I counter-propose "Sethholtz."

Before he achieved fame as Selection Sunday's LOLcow, Seth Greenberg was the head basketball coach at USF. He was here for seven years to the day, which is fitting for a man whose leadership often seemed like a Biblical curse. Greenberg needed only two years to take the Basketbulls from terrible to average, and then spent the next five years infrequently flirting with above-average. Then he went to Virginia Tech and repeated the same pattern.
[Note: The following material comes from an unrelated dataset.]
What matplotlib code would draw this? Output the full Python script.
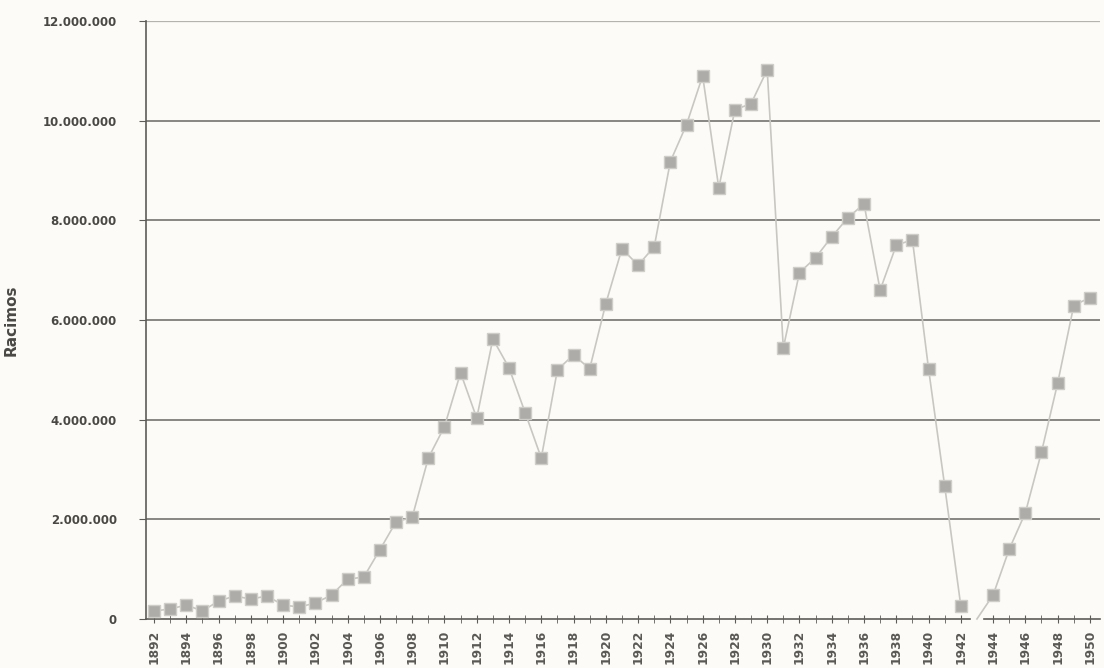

That Montel Harris play in the Temple game reminds me of the opposing player and game that convinced me Seth Greenberg would never lead USF to the NCAA Tournament. His name was Shawn Daniels, and he was a power forward for Utah State. He was about 6-4, built like Charles Barkley, and otherwise unremarkable. His opposite, USF's B.B. Waldon, was four inches taller, and was so long and strong and athletic that he seemed to be part greyhound.

Utah State won that game, largely because Shawn Daniels ate B.B. Waldon for lunch. While Waldon relied solely on athleticism, Daniels understood positioning and leverage and technique. On offense, he faked Waldon into the air to get free for baskets and draw fouls. On defense, Daniels out-rebounded Waldon because he was always in position while Waldon never was. At times Waldon looked to the sidelines for guidance, with an expression on his face much like the ones in the lead photo.

And this competence edge extended to their whole team. Whenever Utah State wanted to change a play, their point guard stuck a number of fingers in the air, their entire team knew exactly what to do, and they did it. South Florida trying to change a play was like a game of QWOP. And USF's point guard was Reggie Kohn, one of the better ones in school history. That game indelibly betrayed Greenberg's weaknesses in tactics and technique.

Granted, this is not a perfect analogy. USF football's problems seem less about tactics and technique, and more about mindset and preparation. And unlike Greenberg, Holtz has at times exhibited the qualities that have been missing of late. So I haven't completely lost hope, but I definitely need to see some improvement.

And I don't mean wins. I mean better performance, better execution, better focus. No more botched plays, lackadaisical tackling, confused facial expressions, poor performance at key moments, and further promises for improvement. Yeah, everybody wants to win, and so do I, to be sure. But from what I've seen so far this season, I think USF football would be better served by a good performance in a loss than a bad performance in a win. That's for this season and the future.

And everything ought to be in line for a good performance. USF is coming off an extra week of preparation. The opponent, Louisville, should inspire a strong game from the Bulls players. The Cardinals are ranked, but have looked vulnerable. USF won its last trip to Louisville, under Skip Holtz, with many players from that game still on the roster. The depth chart has been re-evaluated. USF can win or lose Saturday, but there's absolutely no excuse for this team to look as disheveled as it did against Temple. And that's what I'll be watching for.